1) You can still get an FHA loan! The FHA (Federal Housing Administration) mortgage is designed with the first-time or middle/low-income borrowers in mind. Although you’ll be required to pay monthly mortgage insurance for the life of the loan, an FHA loan is a great tool for the family looking to buy their first home. But if someone tells you that self-employed borrowers aren’t eligible for an FHA loan, don’t believe it. Although you’ll be required to document your income (keep good records!), self-employed income is counted the same as W-2 income, so that alone won’t disqualify you.
2) Check your deductions. While you likely enjoy some of the tax advantages of being self-employed, some of those deductions could come back to haunt you when applying for a mortgage. Just remember that when you apply for a mortgage, some lenders will look at your tax returns, which will show your income minus your deducted expenses. Make sure to ask your lender about this early in the process.
3) Separate business and personal. If you don’t already, make sure your business and personal finances are separated. If you’re audited, you’ll be required to show them separated.

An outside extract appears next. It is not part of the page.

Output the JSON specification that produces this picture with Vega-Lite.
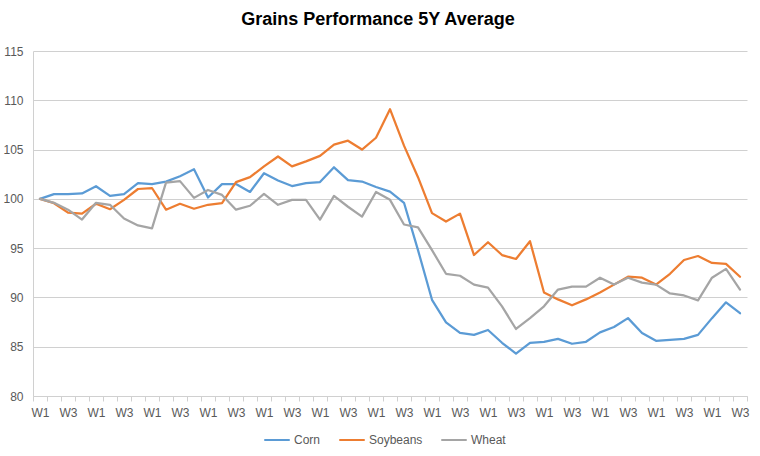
{
  "$schema": "https://vega.github.io/schema/vega-lite/v6.json",
  "autosize": {"type": "none"},
  "width": 714,
  "height": 345,
  "padding": {"left": 33, "top": 51, "right": 13, "bottom": 60},
  "background": "white",
  "title": {
    "text": "Grains Performance 5Y Average",
    "font": "Liberation Sans",
    "fontSize": 18,
    "fontWeight": "bold",
    "color": "#000000",
    "anchor": "middle",
    "dx": -12,
    "offset": 16
  },
  "data": {
    "values": [
      {"t": 0, "Corn": 100.0, "Soybeans": 100.0, "Wheat": 100.0},
      {"t": 1, "Corn": 100.48, "Soybeans": 99.56, "Wheat": 99.6},
      {"t": 2, "Corn": 100.48, "Soybeans": 98.6, "Wheat": 98.9},
      {"t": 3, "Corn": 100.55, "Soybeans": 98.5, "Wheat": 97.9},
      {"t": 4, "Corn": 101.28, "Soybeans": 99.5, "Wheat": 99.6},
      {"t": 5, "Corn": 100.3, "Soybeans": 98.95, "Wheat": 99.4},
      {"t": 6, "Corn": 100.48, "Soybeans": 99.9, "Wheat": 98.0},
      {"t": 7, "Corn": 101.6, "Soybeans": 101.0, "Wheat": 97.3},
      {"t": 8, "Corn": 101.5, "Soybeans": 101.1, "Wheat": 97.0},
      {"t": 9, "Corn": 101.75, "Soybeans": 98.9, "Wheat": 101.65},
      {"t": 10, "Corn": 102.3, "Soybeans": 99.5, "Wheat": 101.8},
      {"t": 11, "Corn": 103.0, "Soybeans": 99.0, "Wheat": 100.1},
      {"t": 12, "Corn": 100.14, "Soybeans": 99.4, "Wheat": 100.9},
      {"t": 13, "Corn": 101.5, "Soybeans": 99.56, "Wheat": 100.4},
      {"t": 14, "Corn": 101.5, "Soybeans": 101.7, "Wheat": 98.9},
      {"t": 15, "Corn": 100.7, "Soybeans": 102.2, "Wheat": 99.3},
      {"t": 16, "Corn": 102.6, "Soybeans": 103.3, "Wheat": 100.5},
      {"t": 17, "Corn": 101.86, "Soybeans": 104.3, "Wheat": 99.4},
      {"t": 18, "Corn": 101.3, "Soybeans": 103.3, "Wheat": 99.9},
      {"t": 19, "Corn": 101.6, "Soybeans": 103.8, "Wheat": 99.9},
      {"t": 20, "Corn": 101.7, "Soybeans": 104.36, "Wheat": 97.9},
      {"t": 21, "Corn": 103.2, "Soybeans": 105.5, "Wheat": 100.3},
      {"t": 22, "Corn": 101.9, "Soybeans": 105.9, "Wheat": 99.2},
      {"t": 23, "Corn": 101.76, "Soybeans": 105.0, "Wheat": 98.2},
      {"t": 24, "Corn": 101.2, "Soybeans": 106.2, "Wheat": 100.7},
      {"t": 25, "Corn": 100.74, "Soybeans": 109.1, "Wheat": 99.9},
      {"t": 26, "Corn": 99.6, "Soybeans": 105.4, "Wheat": 97.4},
      {"t": 27, "Corn": 94.8, "Soybeans": 102.2, "Wheat": 97.1},
      {"t": 28, "Corn": 89.76, "Soybeans": 98.55, "Wheat": 94.8},
      {"t": 29, "Corn": 87.47, "Soybeans": 97.7, "Wheat": 92.4},
      {"t": 30, "Corn": 86.4, "Soybeans": 98.5, "Wheat": 92.2},
      {"t": 31, "Corn": 86.2, "Soybeans": 94.3, "Wheat": 91.3},
      {"t": 32, "Corn": 86.7, "Soybeans": 95.6, "Wheat": 91.0},
      {"t": 33, "Corn": 85.4, "Soybeans": 94.3, "Wheat": 89.1},
      {"t": 34, "Corn": 84.3, "Soybeans": 93.9, "Wheat": 86.8},
      {"t": 35, "Corn": 85.4, "Soybeans": 95.7, "Wheat": 87.9},
      {"t": 36, "Corn": 85.5, "Soybeans": 90.5, "Wheat": 89.1},
      {"t": 37, "Corn": 85.8, "Soybeans": 89.8, "Wheat": 90.8},
      {"t": 38, "Corn": 85.3, "Soybeans": 89.2, "Wheat": 91.1},
      {"t": 39, "Corn": 85.5, "Soybeans": 89.8, "Wheat": 91.1},
      {"t": 40, "Corn": 86.45, "Soybeans": 90.5, "Wheat": 92.0},
      {"t": 41, "Corn": 87.0, "Soybeans": 91.3, "Wheat": 91.3},
      {"t": 42, "Corn": 87.9, "Soybeans": 92.1, "Wheat": 92.0},
      {"t": 43, "Corn": 86.4, "Soybeans": 92.0, "Wheat": 91.5},
      {"t": 44, "Corn": 85.6, "Soybeans": 91.3, "Wheat": 91.3},
      {"t": 45, "Corn": 85.7, "Soybeans": 92.4, "Wheat": 90.4},
      {"t": 46, "Corn": 85.8, "Soybeans": 93.8, "Wheat": 90.2},
      {"t": 47, "Corn": 86.2, "Soybeans": 94.2, "Wheat": 89.7},
      {"t": 48, "Corn": 87.9, "Soybeans": 93.5, "Wheat": 92.0},
      {"t": 49, "Corn": 89.5, "Soybeans": 93.4, "Wheat": 92.9},
      {"t": 50, "Corn": 88.4, "Soybeans": 92.1, "Wheat": 90.8}
    ]
  },
  "transform": [
    {"fold": ["Corn", "Soybeans", "Wheat"], "as": ["series", "value"]}
  ],
  "mark": {"type": "line", "strokeWidth": 2.25, "strokeJoin": "round", "strokeCap": "round"},
  "encoding": {
    "x": {
      "field": "t",
      "type": "ordinal",
      "scale": {"type": "band", "paddingInner": 0, "paddingOuter": 0},
      "axis": {
        "title": null,
        "labelAngle": 0,
        "labelOverlap": false,
        "labelExpr": "datum.value % 4 == 0 ? 'W1' : (datum.value % 4 == 2 ? 'W3' : '')",
        "tickBand": "extent",
        "tickColor": "#D0D0D0",
        "tickSize": 5,
        "domainColor": "#D0D0D0",
        "labelFont": "Liberation Sans",
        "labelFontSize": 12,
        "labelColor": "#595959",
        "labelPadding": 6,
        "grid": false
      }
    },
    "y": {
      "field": "value",
      "type": "quantitative",
      "scale": {"domain": [80, 115], "nice": false, "zero": false},
      "axis": {
        "title": null,
        "values": [80, 85, 90, 95, 100, 105, 110, 115],
        "ticks": false,
        "labelPadding": 10,
        "labelFont": "Liberation Sans",
        "labelFontSize": 12,
        "labelColor": "#595959",
        "domainColor": "#D0D0D0",
        "gridColor": "#D0D0D0",
        "gridWidth": 1
      }
    },
    "color": {
      "field": "series",
      "type": "nominal",
      "scale": {"domain": ["Corn", "Soybeans", "Wheat"], "range": ["#5B9BD5", "#ED7D31", "#A5A5A5"]},
      "legend": {
        "title": null,
        "orient": "none",
        "direction": "horizontal",
        "legendX": 230,
        "legendY": 375,
        "symbolType": "stroke",
        "symbolSize": 650,
        "symbolStrokeWidth": 2,
        "labelFont": "Liberation Sans",
        "labelFontSize": 12,
        "labelColor": "#595959",
        "columnPadding": 14,
        "labelOffset": 3
      }
    }
  },
  "config": {"view": {"stroke": null}}
}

4) Do your research. Many different types of loans are available, so don’t be discouraged that a vanilla, 30-year fixed-rate loan is your only chance. Lenders have a variety of programs designed for different niche markets, and have unique features, like allowing the borrower to borrow from a family member, borrowing from a retirement account, or creative ways of verifying income.
5) Plan around any tax payments. As self-employed, you may be paying large tax payments throughout the year, so make sure that you’ve planned your closing date and down payment around these tax deadlines.
6) Have a backup plan. As any experienced self-employed will tell you, a sizeable saving is a must. In addition to just good planning, that emergency account can turn into a super-sized down payment.